Для понимания сознательности эксперимента, предпринятого Анитой Лус, важно помнить о более ранних ее опытах — с титрами для еще немого кино. Вообще-то сочинение такого рода текстов считалось чисто ремесленной работой, но Лус удалось найти к ней «авторский» подход. Предлагаемые ею остроумные и порой весьма изощренные игры со словом и образом побуждали зрителя прочесть образ и увидеть слово, — и аудитория к этим творческим провокациям не осталась глуха: по свидетельству Дугласа Фэрбенкса, публика аплодировала субтитрам мисс Лус не менее горячо, чем самым эффектным киносценам. Опираясь на этот опыт в позднейшей прозе, Лус трансформировала практики романного чтения не менее отважно, чем Джойс или Стайн. Л. Фрост предлагает назвать «Джентльменов...» визуальным романом (с. 229): устность и юмор в нем доминируют внешне, но зрительность и ирония образуют второй, не сразу очевидный смысловой слой. О Лорелее выразительно сказано, что она «не так глупа, как кажется, и не так умна, как сама думает» (с. 231), и нечто подобное можно сказать о прозе Лус. Фрост считает возможным применить к ней слова Беккета, сказанные о Джойсе: «Здесь (в "Поминках по Финнегану". — Т.В.)форма и есть содержание, а содержание и есть форма. Вы жалуетесь, что все это написано не по-английски. Но это вообще не написано. Это не предназначено для чтения — или скорее предназначено не только для чтения. А для рассматривания и вслушивания» (цит. по с. 232).

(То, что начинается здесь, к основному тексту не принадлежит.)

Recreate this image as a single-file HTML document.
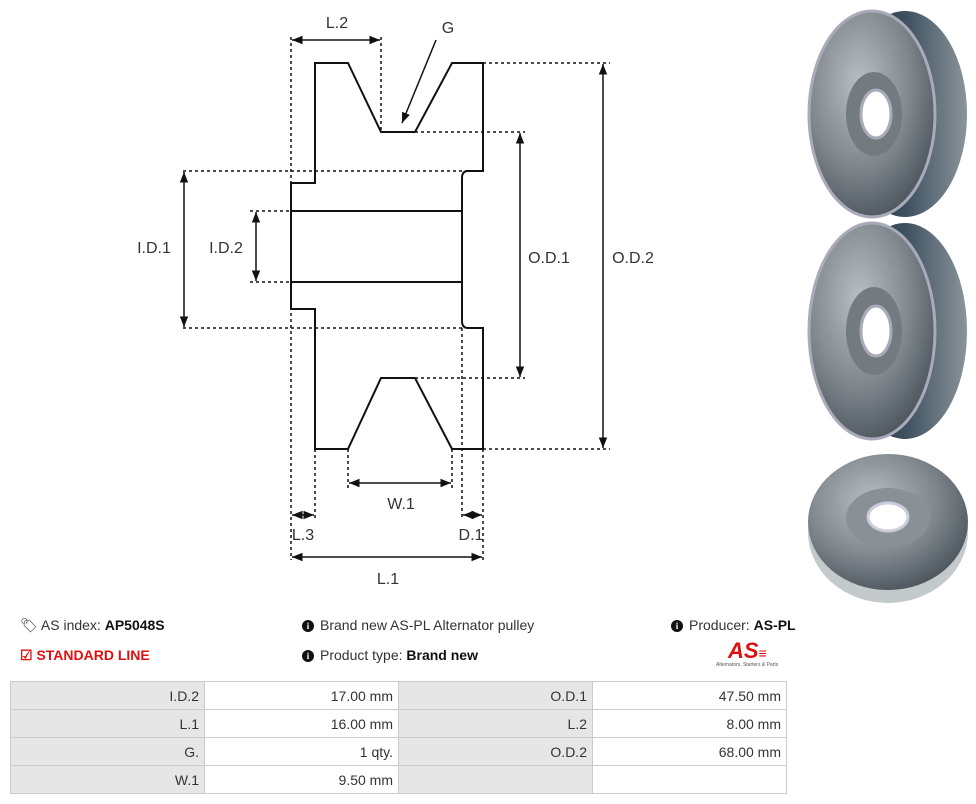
<!DOCTYPE html>
<html><head><meta charset="utf-8"><style>
body{margin:0;width:976px;height:804px;background:#fff;font-family:"Liberation Sans",sans-serif;position:relative;overflow:hidden}
.t{position:absolute;font-size:14px;color:#333;white-space:nowrap}
b{color:#111}
table{position:absolute;left:10px;top:681px;border-collapse:collapse;font-size:14px;color:#333;table-layout:fixed;width:777px}
td{border:1px solid #ccc;height:27px;padding:0 5px;text-align:right}
td.g{background:#e6e6e6}
.i{display:inline-block;width:12px;height:12px;border-radius:50%;background:#111;color:#fff;font-size:9px;font-weight:bold;text-align:center;line-height:12px;font-family:"Liberation Serif",serif;vertical-align:1px;margin-right:6px}
</style></head><body>
<svg width="976" height="610" style="position:absolute;left:0;top:0" font-family="Liberation Sans, sans-serif" font-size="16" fill="#333">
<defs>
<marker id="a" viewBox="0 0 10 10" refX="10" refY="5" markerWidth="7" markerHeight="7" orient="auto-start-reverse"><path d="M0,1 L10,5 L0,9z" fill="#111"/></marker>
<radialGradient id="f" cx="40%" cy="35%" r="70%"><stop offset="0" stop-color="#b9bec2"/><stop offset=".6" stop-color="#7d858b"/><stop offset="1" stop-color="#4a535a"/></radialGradient>
<linearGradient id="d" x1="0" x2="1"><stop offset="0" stop-color="#1f2d3a"/><stop offset=".5" stop-color="#3d5060"/><stop offset="1" stop-color="#8a949a"/></linearGradient>
</defs>
<g fill="none" stroke="#111" stroke-width="2">
<path d="M315,63 H348 L381,132 H415 L452,63 H483 V171 H468 Q462,171 462,178 V321 Q462,328 468,328 H483 V449 H452 L415,378 H381 L348,449 H315 V309 H291 V183 H315 Z"/>
<path d="M291,211 H462 M291,282 H462"/>
</g>
<g fill="none" stroke="#111" stroke-width="1.5" stroke-dasharray="3,3">
<path d="M183,171 H483 M183,328 H462 M250,211 H291 M250,282 H291 M291,37 V560 M381,37 V132 M483,63 H610 M415,132 H525 M415,378 H525 M483,449 H610 M315,449 V520 M348,449 V490 M452,449 V490 M462,328 V520 M483,449 V560"/>
</g>
<g stroke="#111" stroke-width="1.5" marker-start="url(#a)" marker-end="url(#a)">
<line x1="292" y1="40" x2="380" y2="40"/>
<line x1="184" y1="172" x2="184" y2="327"/>
<line x1="256" y1="212" x2="256" y2="281"/>
<line x1="520" y1="133" x2="520" y2="377"/>
<line x1="603" y1="64" x2="603" y2="448"/>
<line x1="349" y1="483" x2="451" y2="483"/>
<line x1="292" y1="557" x2="482" y2="557"/>
<line x1="292" y1="515" x2="314" y2="515"/>
<line x1="463" y1="515" x2="482" y2="515"/>
</g>
<line x1="436" y1="40" x2="402" y2="123" stroke="#111" stroke-width="1.5" marker-end="url(#a)"/>
<text x="337" y="28" text-anchor="middle">L.2</text>
<text x="448" y="33" text-anchor="middle">G</text>
<text x="154" y="253" text-anchor="middle">I.D.1</text>
<text x="226" y="253" text-anchor="middle">I.D.2</text>
<text x="549" y="263" text-anchor="middle">O.D.1</text>
<text x="633" y="263" text-anchor="middle">O.D.2</text>
<text x="401" y="509" text-anchor="middle">W.1</text>
<text x="303" y="540" text-anchor="middle">L.3</text>
<text x="471" y="540" text-anchor="middle">D.1</text>
<text x="388" y="584" text-anchor="middle">L.1</text>
<g>
<ellipse cx="905" cy="114" rx="62" ry="103" fill="url(#d)"/>
<ellipse cx="872" cy="114" rx="63" ry="103" fill="url(#f)" stroke="#aab" stroke-width="3"/>
<ellipse cx="874" cy="114" rx="28" ry="42" fill="#737b81"/>
<ellipse cx="876" cy="114" rx="15" ry="24" fill="#fff" stroke="#aab" stroke-width="3"/>
<ellipse cx="905" cy="331" rx="62" ry="108" fill="url(#d)"/>
<ellipse cx="872" cy="331" rx="63" ry="108" fill="url(#f)" stroke="#aab" stroke-width="3"/>
<ellipse cx="874" cy="331" rx="28" ry="44" fill="#737b81"/>
<ellipse cx="876" cy="331" rx="15" ry="25" fill="#fff" stroke="#aab" stroke-width="3"/>
<ellipse cx="888" cy="532" rx="80" ry="71" fill="#c4c9cc"/>
<ellipse cx="888" cy="522" rx="80" ry="68" fill="url(#f)"/>
<ellipse cx="888" cy="518" rx="42" ry="30" fill="#8a9196"/>
<ellipse cx="888" cy="517" rx="20" ry="14" fill="#fff" stroke="#ccd" stroke-width="3"/>
</g>
</svg>
<div class="t" style="left:20px;top:617px">&#x1F3F7;&#xFE0E; AS index: <b>AP5048S</b></div>
<div class="t" style="left:20px;top:647px;color:#e01010;font-weight:bold">&#9745; STANDARD LINE</div>
<div class="t" style="left:302px;top:617px"><span class="i">i</span>Brand new AS-PL Alternator pulley</div>
<div class="t" style="left:302px;top:647px"><span class="i">i</span>Product type: <b>Brand new</b></div>
<div class="t" style="left:671px;top:617px"><span class="i">i</span>Producer: <b>AS-PL</b></div>
<div class="t" style="left:728px;top:638px;color:#e01010;font-weight:bold;font-style:italic;font-size:22px">AS<span style="font-size:14px">&#8801;</span></div>
<div class="t" style="left:716px;top:662px;font-size:5px;color:#555">Alternators, Starters &amp; Parts</div>
<table>
<tr><td class="g">I.D.2</td><td>17.00 mm</td><td class="g">O.D.1</td><td>47.50 mm</td></tr>
<tr><td class="g">L.1</td><td>16.00 mm</td><td class="g">L.2</td><td>8.00 mm</td></tr>
<tr><td class="g">G.</td><td>1 qty.</td><td class="g">O.D.2</td><td>68.00 mm</td></tr>
<tr><td class="g">W.1</td><td>9.50 mm</td><td class="g"></td><td></td></tr>
</table>
</body></html>
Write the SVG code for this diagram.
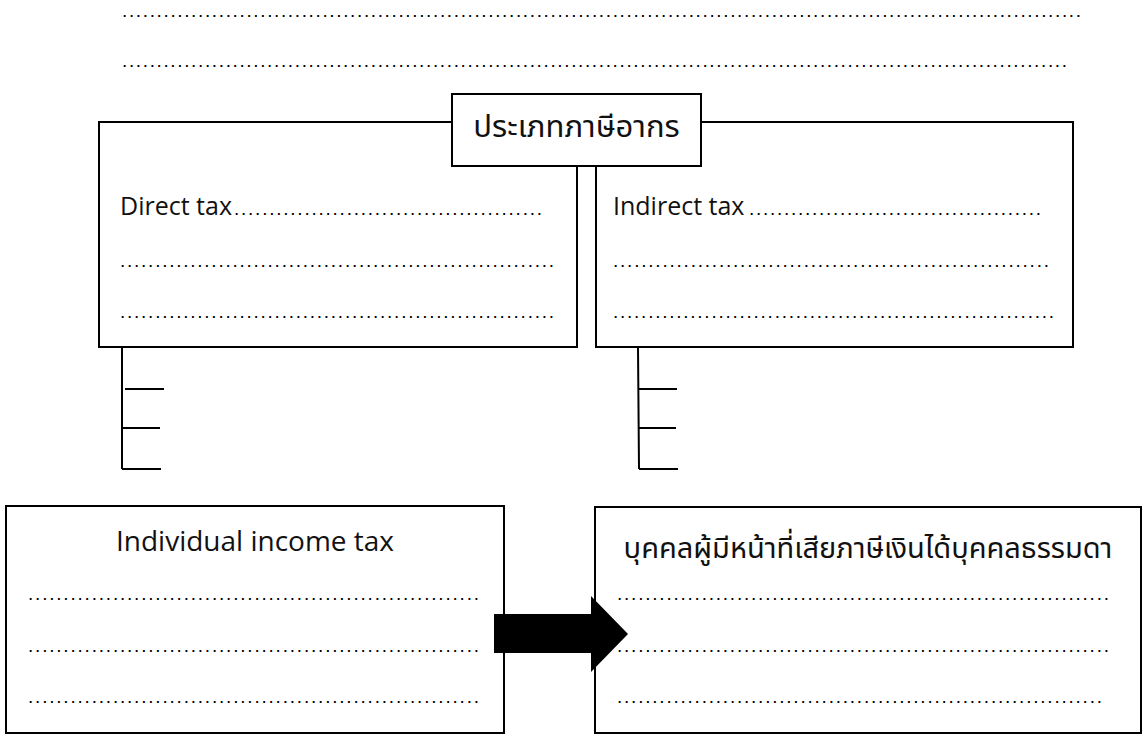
<svg xmlns="http://www.w3.org/2000/svg" width="1146" height="740" viewBox="0 0 1146 740">
<style>
.box{fill:#fff;stroke:#000;stroke-width:2}
.ln{stroke:#000;stroke-width:2;fill:none}
.lbl{font-family:"Open Sans","Noto Sans",sans-serif;font-size:25px;fill:#111}
.big{font-size:28px}
.th{font-family:"Noto Sans Thai","Noto Sans Thai UI","Noto Sans","Open Sans",sans-serif;font-size:29px;fill:#111}
.dots{font-family:"Liberation Sans",Arial,sans-serif;font-size:19px;fill:#000}
</style>
<rect width="1146" height="740" fill="#fff"/>
<g id="top-lines">
<text class="dots" x="122" y="16.5" textLength="959" lengthAdjust="spacing">...........................................................................................................................................</text>
<text class="dots" x="122" y="67" textLength="945" lengthAdjust="spacing">.........................................................................................................................................</text>
</g>
<g id="direct-tax">
<rect class="box" x="99" y="122" width="478" height="225"/>
<text class="lbl" x="120" y="215">Direct tax</text>
<text class="dots" x="234" y="215" textLength="308" lengthAdjust="spacing">............................................</text>
<text class="dots" x="120" y="266.5" textLength="434" lengthAdjust="spacing">..............................................................</text>
<text class="dots" x="120" y="318" textLength="434" lengthAdjust="spacing">..............................................................</text>
</g>
<g id="indirect-tax">
<rect class="box" x="596" y="122" width="477" height="225"/>
<text class="lbl" x="613" y="215">Indirect tax</text>
<text class="dots" x="749" y="215" textLength="292" lengthAdjust="spacing">..........................................</text>
<text class="dots" x="613" y="266.5" textLength="436" lengthAdjust="spacing">..............................................................</text>
<text class="dots" x="613" y="318" textLength="441" lengthAdjust="spacing">...............................................................</text>
</g>
<g id="tax-types">
<rect class="box" x="452" y="94" width="249" height="72"/>
<text class="th" x="576.5" y="137" text-anchor="middle" style="font-size:31px">ประเภทภาษีอากร</text>
</g>
<g id="individual-income-tax">
<rect class="box" x="6" y="506" width="498" height="227"/>
<text class="lbl big" x="255" y="551" text-anchor="middle">Individual income tax</text>
<text class="dots" x="28" y="599.5" textLength="451" lengthAdjust="spacing">................................................................</text>
<text class="dots" x="28" y="651.5" textLength="451" lengthAdjust="spacing">................................................................</text>
<text class="dots" x="28" y="702.5" textLength="451" lengthAdjust="spacing">................................................................</text>
</g>
<g id="taxpayer">
<rect class="box" x="595" y="507" width="546" height="226"/>
<text class="th" x="868" y="558" text-anchor="middle">บุคคลผู้มีหน้าที่เสียภาษีเงินได้บุคคลธรรมดา</text>
<text class="dots" x="617" y="599.5" textLength="492" lengthAdjust="spacing">......................................................................</text>
<text class="dots" x="617" y="651.5" textLength="492" lengthAdjust="spacing">......................................................................</text>
<text class="dots" x="617" y="702.5" textLength="485" lengthAdjust="spacing">.....................................................................</text>
</g>
<g id="connectors">
<path class="ln" d="M122 347V469M125 389H164M122 428H160M122 469H161"/>
<path class="ln" d="M638 347L639 469M638 389H677M638 428H676M639 469H678"/>
<polygon points="494,614 591,614 591,596 628,634 591,672 591,653 494,653" fill="#000"/>
</g>
</svg>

Идеальный адресат, которого Лус себе производила, мобилизуя в популярной аудитории способность к языковой рефлексии, а в аудитории элитарной — чувствительность к непосредственности телесных удовольствий, это «потребитель, умеющий читать образы и видеть слова» (с. 233). Звучащий «надвое» голос рассказчицы резюмирует, в каком-то смысле, эстетический поиск поколения модернистов. Его продолжат Уильям Берроуз и Томас Пинчон (если говорить о литературе), Энди Уорхол и Синди Шерман (если говорить о визуальных искусствах). В ситуации постмодерна удовольствия становится больше, просто море разливанное — уже не только в популярной литературе и кино, но и в бесконечности «цифровых» развлечений. Дилемма высокого и низкого при этом утрачивает актуальность, а их «гибридизация», наоборот, становится предметом живого интереса. « Бесконечная шутка» (1996) Дэвида Фостера Уоллеса рассмотрена в Заключении как пример «нарочитого отказа от разрешения противоречий» — в чем теоретик постмодерна Л. Хатчеон усматривает его, постмодерна, определяющую черту (с. 239). В романе Уоллеса удовольствие разыгрывается как важная карта и даже становится оружием: вживление электродов в зоны мозга, называемые у-терминалами (терминалами удовольствия), позволяет людям наслаждаться буквально до смерти, впадая в самоубийственный гедонизм.
Что же из этого следует?
«Возможно, мы являемся свидетелями и участниками парадигмального сдвига в отношении удовольствия» — это предположение выдвигается Лорой Фрост под занавес, на с. 242 книги, но доверия, прямо скажем, не вызывает. Обсуждаемой «парадигме» уж никак не меньше сотни лет, и если что изменилось, так это интеллектуальная мода: нынешнему вкусу больше отвечает парадокс, чем бинарная оппозиция. Многократно изобличенное как форма «капиталистического плена», многократно воспетое как форма контркультурной свободы — удовольствие остается и тем и другим. Остается мощным, интригующе интересным антропологическим фактором — который сегодня как никогда широко эксплуатируется и как никогда охотно обсуждается. Но все равно остается неуловимым для социального программирования, моралистических ярлыков и дисциплинарных рамок.